Cette répartition s’appuie sur le principe que chaque risque doit être attribué à l’acteur le mieux placé pour le gérer et le maîtriser. Ainsi, les risques liés au sol sont généralement portés par le maître d’ouvrage, car il est le seul à pouvoir commanditer les études géotechniques préalables. En revanche, les risques liés aux méthodes d’exécution relèvent de la responsabilité des entreprises.
Assurances spécifiques et garanties décennales
Pour couvrir ces différents risques, chaque intervenant doit souscrire des assurances professionnelles adaptées. Le maître d’œuvre est notamment tenu de disposer d’une assurance décennale, qui couvre sa responsabilité pendant dix ans après la réception de l’ouvrage pour tout désordre compromettant sa solidité ou le rendant impropre à sa destination.
Les entreprises doivent également souscrire une garantie décennale, ainsi qu’une assurance de responsabilité civile professionnelle couvrant les dommages causés aux tiers pendant l’exécution des travaux.
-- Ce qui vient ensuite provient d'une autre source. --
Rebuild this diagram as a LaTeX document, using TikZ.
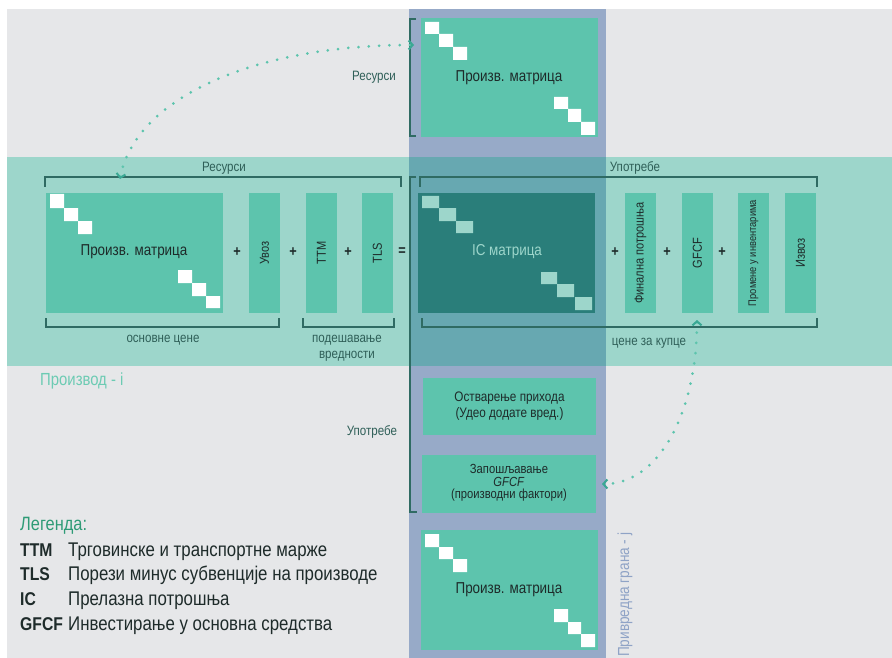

Le maître d’ouvrage, pour sa part, souscrit généralement une assurance tous risques chantier (TRC) qui couvre les dommages matériels pendant la phase de construction.
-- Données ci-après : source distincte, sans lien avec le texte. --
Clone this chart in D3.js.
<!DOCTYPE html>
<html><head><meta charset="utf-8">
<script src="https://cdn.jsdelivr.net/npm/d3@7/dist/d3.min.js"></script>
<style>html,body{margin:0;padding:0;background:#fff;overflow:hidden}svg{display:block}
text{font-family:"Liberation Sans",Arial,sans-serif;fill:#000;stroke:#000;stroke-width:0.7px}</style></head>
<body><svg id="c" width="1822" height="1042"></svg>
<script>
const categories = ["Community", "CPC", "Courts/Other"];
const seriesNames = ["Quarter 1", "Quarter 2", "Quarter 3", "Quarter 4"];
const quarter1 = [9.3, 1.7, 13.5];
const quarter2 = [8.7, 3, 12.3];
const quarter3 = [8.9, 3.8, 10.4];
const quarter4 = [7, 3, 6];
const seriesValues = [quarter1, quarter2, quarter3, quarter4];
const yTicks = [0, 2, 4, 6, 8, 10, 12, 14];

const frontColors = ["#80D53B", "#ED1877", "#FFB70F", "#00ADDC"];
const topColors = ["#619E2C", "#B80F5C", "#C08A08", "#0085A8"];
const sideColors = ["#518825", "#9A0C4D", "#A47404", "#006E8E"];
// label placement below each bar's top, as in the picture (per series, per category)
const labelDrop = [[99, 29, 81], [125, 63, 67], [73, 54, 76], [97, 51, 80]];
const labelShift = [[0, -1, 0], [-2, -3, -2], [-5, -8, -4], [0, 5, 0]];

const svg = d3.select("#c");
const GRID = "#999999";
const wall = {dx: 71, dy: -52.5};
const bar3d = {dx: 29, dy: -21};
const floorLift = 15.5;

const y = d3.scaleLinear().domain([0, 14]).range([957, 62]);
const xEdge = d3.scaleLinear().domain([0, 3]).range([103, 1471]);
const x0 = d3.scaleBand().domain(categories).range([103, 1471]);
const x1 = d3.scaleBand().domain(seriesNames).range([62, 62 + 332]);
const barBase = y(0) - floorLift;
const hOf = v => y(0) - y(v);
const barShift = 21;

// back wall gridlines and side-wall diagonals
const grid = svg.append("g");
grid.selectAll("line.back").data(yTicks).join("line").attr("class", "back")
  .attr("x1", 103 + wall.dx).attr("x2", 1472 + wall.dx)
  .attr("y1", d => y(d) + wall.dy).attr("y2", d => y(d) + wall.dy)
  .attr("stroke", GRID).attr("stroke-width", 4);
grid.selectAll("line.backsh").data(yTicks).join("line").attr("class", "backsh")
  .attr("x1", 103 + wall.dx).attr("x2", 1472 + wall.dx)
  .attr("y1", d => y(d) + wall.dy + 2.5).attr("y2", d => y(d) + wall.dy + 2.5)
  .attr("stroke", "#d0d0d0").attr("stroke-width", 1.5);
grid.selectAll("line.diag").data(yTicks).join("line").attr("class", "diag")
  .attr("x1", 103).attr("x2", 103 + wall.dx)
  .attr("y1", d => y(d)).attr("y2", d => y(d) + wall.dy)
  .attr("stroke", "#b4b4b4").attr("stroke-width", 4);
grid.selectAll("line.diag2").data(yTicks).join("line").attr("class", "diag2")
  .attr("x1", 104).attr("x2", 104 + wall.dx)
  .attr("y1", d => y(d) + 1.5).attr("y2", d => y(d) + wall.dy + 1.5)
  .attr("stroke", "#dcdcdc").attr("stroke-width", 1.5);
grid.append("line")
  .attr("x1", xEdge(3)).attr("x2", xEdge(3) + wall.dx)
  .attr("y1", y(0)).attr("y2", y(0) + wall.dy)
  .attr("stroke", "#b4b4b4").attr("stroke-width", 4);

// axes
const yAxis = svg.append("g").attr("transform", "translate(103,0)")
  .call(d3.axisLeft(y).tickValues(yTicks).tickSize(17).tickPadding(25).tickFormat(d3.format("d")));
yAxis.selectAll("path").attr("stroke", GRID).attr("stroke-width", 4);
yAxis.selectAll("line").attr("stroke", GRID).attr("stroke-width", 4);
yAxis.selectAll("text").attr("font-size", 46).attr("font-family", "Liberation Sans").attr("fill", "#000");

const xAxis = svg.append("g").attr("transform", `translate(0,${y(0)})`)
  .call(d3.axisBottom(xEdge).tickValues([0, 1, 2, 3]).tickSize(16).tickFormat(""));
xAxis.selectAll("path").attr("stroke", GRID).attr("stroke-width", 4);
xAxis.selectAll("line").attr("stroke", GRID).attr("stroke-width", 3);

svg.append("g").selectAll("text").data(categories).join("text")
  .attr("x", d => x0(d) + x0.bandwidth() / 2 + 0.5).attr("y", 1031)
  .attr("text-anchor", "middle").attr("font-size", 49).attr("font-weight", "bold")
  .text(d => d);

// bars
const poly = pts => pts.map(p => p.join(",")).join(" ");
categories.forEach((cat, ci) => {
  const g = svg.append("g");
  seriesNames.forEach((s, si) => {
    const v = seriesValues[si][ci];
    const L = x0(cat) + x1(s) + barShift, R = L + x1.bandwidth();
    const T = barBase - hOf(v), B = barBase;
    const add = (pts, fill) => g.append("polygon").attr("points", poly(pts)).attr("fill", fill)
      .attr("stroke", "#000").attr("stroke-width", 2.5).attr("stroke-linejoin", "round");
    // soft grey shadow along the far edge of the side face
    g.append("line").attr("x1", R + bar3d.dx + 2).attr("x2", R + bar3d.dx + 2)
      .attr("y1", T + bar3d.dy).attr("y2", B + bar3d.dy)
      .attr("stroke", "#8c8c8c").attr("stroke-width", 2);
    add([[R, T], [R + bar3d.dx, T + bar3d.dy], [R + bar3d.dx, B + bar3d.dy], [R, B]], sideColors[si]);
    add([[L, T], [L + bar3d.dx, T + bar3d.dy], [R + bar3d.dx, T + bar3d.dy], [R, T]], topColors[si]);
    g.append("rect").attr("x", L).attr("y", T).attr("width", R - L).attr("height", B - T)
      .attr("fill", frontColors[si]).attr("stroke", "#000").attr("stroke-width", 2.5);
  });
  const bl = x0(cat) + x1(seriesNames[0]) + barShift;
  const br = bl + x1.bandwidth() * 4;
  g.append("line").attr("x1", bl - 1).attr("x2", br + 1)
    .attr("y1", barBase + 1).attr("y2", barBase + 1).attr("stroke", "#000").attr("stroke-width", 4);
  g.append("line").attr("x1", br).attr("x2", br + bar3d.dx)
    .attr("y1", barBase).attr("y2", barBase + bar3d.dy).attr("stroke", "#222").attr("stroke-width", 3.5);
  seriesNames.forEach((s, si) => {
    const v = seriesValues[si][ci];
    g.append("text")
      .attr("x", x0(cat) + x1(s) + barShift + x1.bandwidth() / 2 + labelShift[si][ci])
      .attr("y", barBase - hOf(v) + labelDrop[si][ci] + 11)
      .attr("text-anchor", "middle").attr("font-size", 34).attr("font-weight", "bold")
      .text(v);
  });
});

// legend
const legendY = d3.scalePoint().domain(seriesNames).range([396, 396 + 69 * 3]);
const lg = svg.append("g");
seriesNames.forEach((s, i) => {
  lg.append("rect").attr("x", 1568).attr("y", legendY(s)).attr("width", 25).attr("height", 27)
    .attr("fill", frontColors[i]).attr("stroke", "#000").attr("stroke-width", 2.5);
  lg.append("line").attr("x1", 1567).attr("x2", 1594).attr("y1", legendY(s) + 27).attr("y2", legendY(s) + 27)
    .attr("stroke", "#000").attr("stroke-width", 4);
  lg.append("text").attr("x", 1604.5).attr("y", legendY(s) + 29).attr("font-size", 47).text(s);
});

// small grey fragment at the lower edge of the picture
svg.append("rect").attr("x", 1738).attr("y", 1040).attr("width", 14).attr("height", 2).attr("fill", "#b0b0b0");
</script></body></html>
Gestion des litiges et contentieux
Malgré ces dispositifs préventifs, des litiges peuvent survenir entre les différents acteurs du projet. Le maître d’œuvre joue alors un rôle crucial de médiateur, cherchant en premier lieu des solutions amiables pour résoudre les différends. Cette médiation s’appuie sur une documentation rigoureuse du chantier : comptes-rendus de réunions, correspondances, constats contradictoires.
En cas d’échec de la conciliation, les parties peuvent recourir à diverses procédures de règlement des litiges, depuis l’expertise amiable jusqu’au contentieux judiciaire. La complexité technique des ouvrages publics rend souvent nécessaire l’intervention d’experts pour éclairer les tribunaux sur les responsabilités de chacun.
Le déroulement d’un projet sous responsabilité du maître d’œuvre
Phase de conception et études préliminaires
La phase de conception constitue une étape déterminante où le maître d’œuvre traduit les besoins exprimés par le maître d’ouvrage en solutions techniques concrètes. Cette phase débute par une analyse approfondie du programme et du site, permettant d’identifier les contraintes et opportunités du projet.
Analyse de faisabilité technique
L’analyse de faisabilité technique comprend l’étude des contraintes du site (topographie, géologie, réseaux existants), l’évaluation des impacts environnementaux et l’identification des procédures administratives nécessaires. Le maître d’œuvre doit également vérifier la compatibilité du projet avec les documents d’urbanisme et les différentes réglementations applicables.